Lisa Burns, professor of media studies at Quinnipiac, recently received a national award from the Association for Education in Journalism and Mass Communication (AEJMC).

Burns was honored with the association’s “Exceptional Service to the History Division” at the AEJMC’s 104th annual conference, which was held virtually earlier this month.

Burns was recognized for “behind-the-scenes, invisible commitment to strengthening and promoting the History Division.” She was chosen for her mentorship of the division’s leadership and members, her recent work as the book awards chair and her previous service as head of the division.

“I was so surprised and honored,” Burns said of receiving the award. “It really means a lot to me. Through my service to the division, I learned a lot about being a leader, which helped prepare me to be Faculty Senate chair at Quinnipiac. The reason I've been so willing to serve the division is because the members are good people. They are supportive, fun and really passionate about media history. I'm always energized after the conference, and I pour that into my classes and my research.”

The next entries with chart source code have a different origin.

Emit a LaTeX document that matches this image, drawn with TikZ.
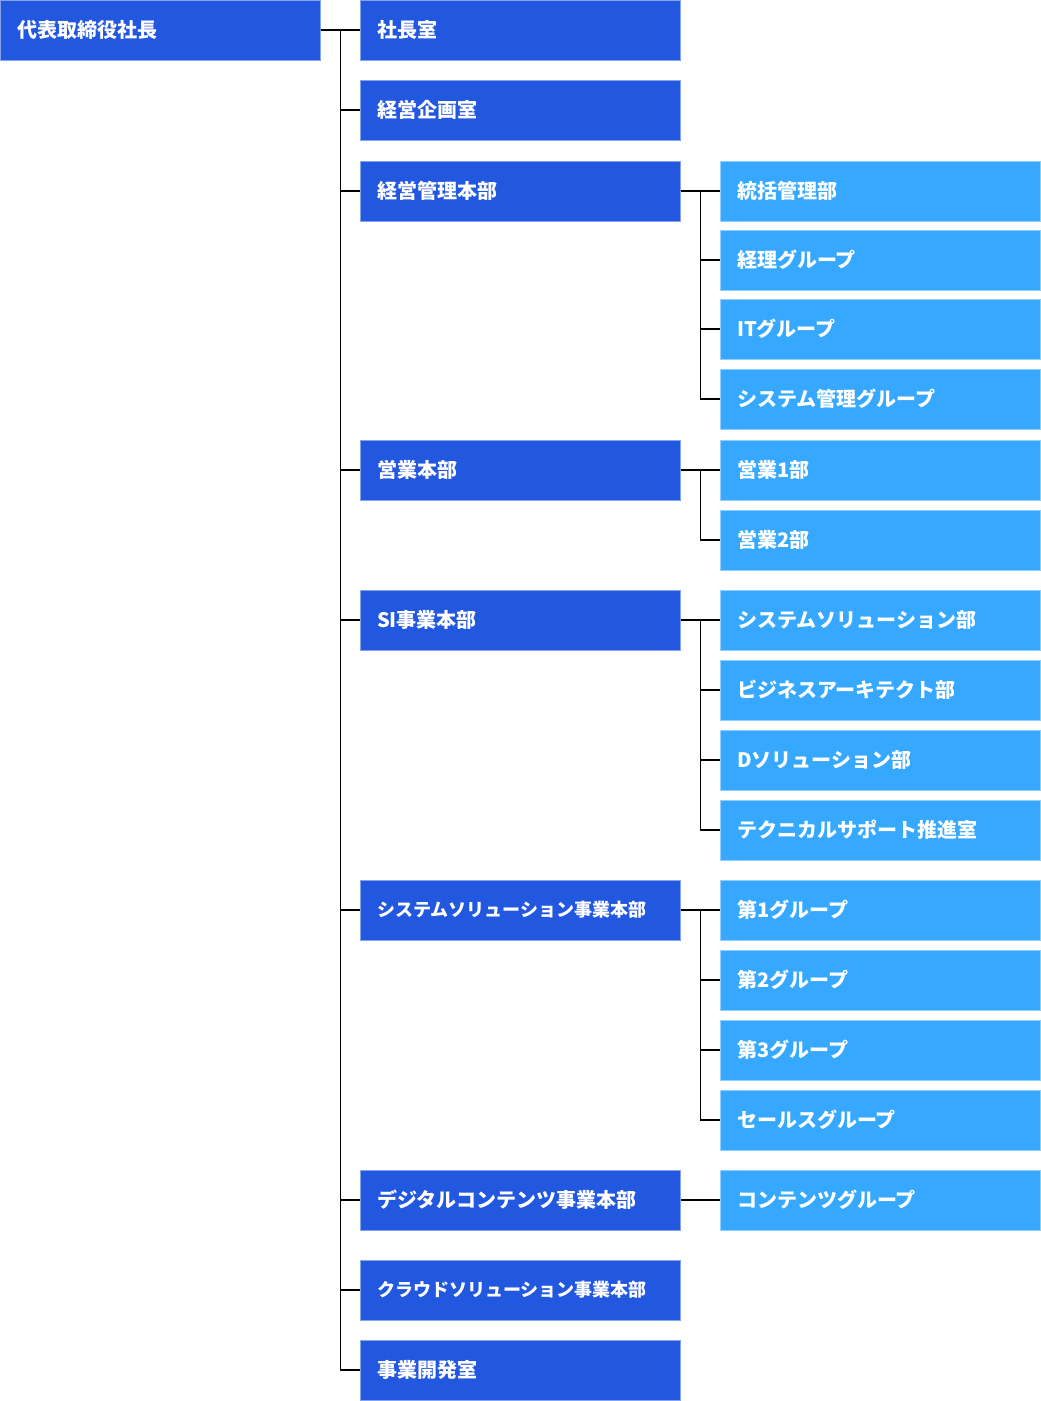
\documentclass[tikz,border=0pt]{standalone}
\usepackage{fontspec}
\setmainfont{Noto Sans CJK JP}
\usetikzlibrary{positioning}
\definecolor{headblue}{HTML}{2257DF}
\definecolor{unitblue}{HTML}{36A8FF}
\newcommand\longtext{\fontsize{18}{22}\selectfont}
\tikzset{box node/.style={
	rectangle,
	text=white,
	font=\bfseries\fontsize{20}{24}\selectfont,
	text width=286pt,
	align=left,
	inner xsep=17pt,
	inner ysep=0pt,
	minimum height=60pt,
	line width=1pt,
}}
\tikzset{
	head node/.style={box node, fill=headblue, draw=headblue!55!white},
	unit node/.style={box node, fill=unitblue, draw=unitblue!55!white},
	tree line/.style={draw, black, line width=1.2pt},
}

\begin{document}
\begin{tikzpicture}[x=1pt,y=-1pt]
\useasboundingbox (0,0) rectangle (1041,1401);

\node[head node](root) at(160,30) {代表取締役社長};

\foreach[count=\i] \y/\t in {
	30/社長室
	,110/経営企画室
	,191/経営管理本部
	,470/営業本部
	,620/SI事業本部
	,910/\longtext システムソリューション事業本部
	,1200/デジタルコンテンツ事業本部
	,1290/\longtext クラウドソリューション事業本部
	,1370/事業開発室
}{
	\node[head node](b\i) at(520,\y) {\t};
	\draw[tree line] (root.east) -- ++(20,0) |- (b\i.west);
}

\foreach[count=\i] \p/\y/\t in {
	3/191/統括管理部
	,3/260/経理グループ
	,3/329/ITグループ
	,3/399/システム管理グループ
	,4/470/営業1部
	,4/540/営業2部
	,5/620/システムソリューション部
	,5/690/ビジネスアーキテクト部
	,5/760/Dソリューション部
	,5/830/テクニカルサポート推進室
	,6/910/第1グループ
	,6/980/第2グループ
	,6/1050/第3グループ
	,6/1120/セールスグループ
	,7/1200/コンテンツグループ
}{
	\node[unit node](c\i) at(880,\y) {\t};
	\draw[tree line] (b\p.east) -- ++(20,0) |- (c\i.west);
}
\end{tikzpicture}
\end{document}
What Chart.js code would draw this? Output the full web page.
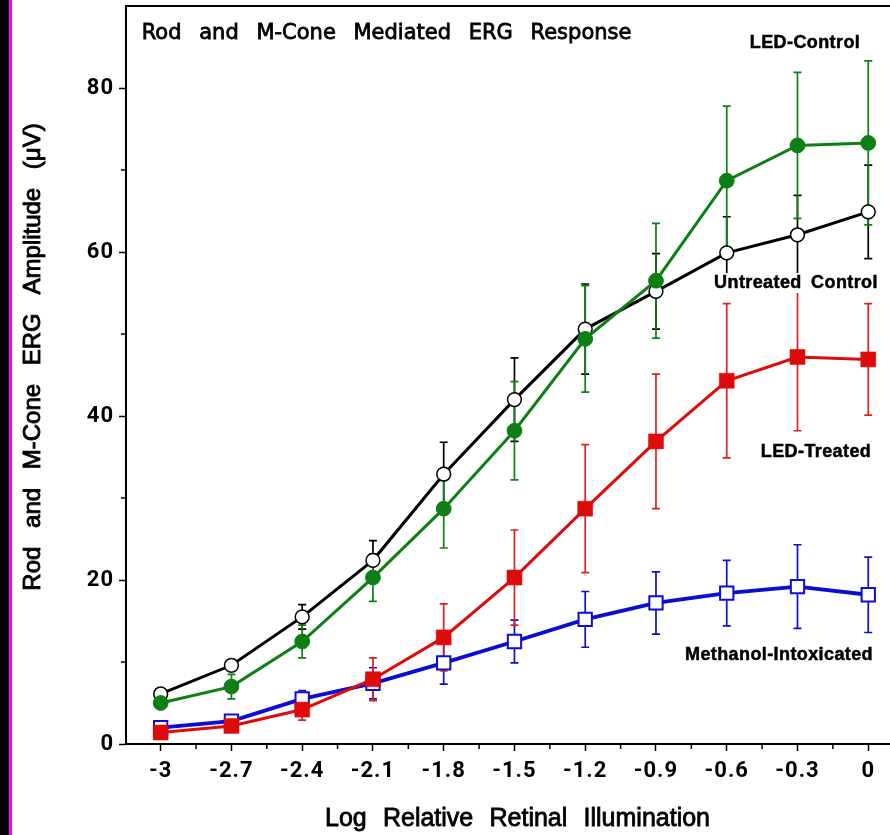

AEJMC is an educational association of journalism and mass communication educators, students and media professionals. Its mission is to promote the highest possible standards for journalism and mass communication education.

Burns has a doctorate in communication from the University of Maryland at College Park, as well as a master’s in rhetoric and a bachelor’s in broadcast journalism from Duquesne University. She has published two books, an edited collection on “Media Relations and the Modern First Lady: From Jacqueline Kennedy to Melania Trump” released in 2020 and “First Ladies and the Fourth Estate: Press Framing of Presidential Wives,” which came out in 2008. She has also authored several journal articles and book chapters on first ladies.

Burns’ research interests include media history, political communication (particularly media coverage of U.S. first ladies and presidents), public/collective memory, and media criticism. Burns is the former chair of Quinnipiac's Faculty Senate. At the national level, she has served as head of the History Division of the Association for Education in Journalism and Mass Communication (AEJMC) and secretary of the Political Communication Division of the National Communication Association (NCA).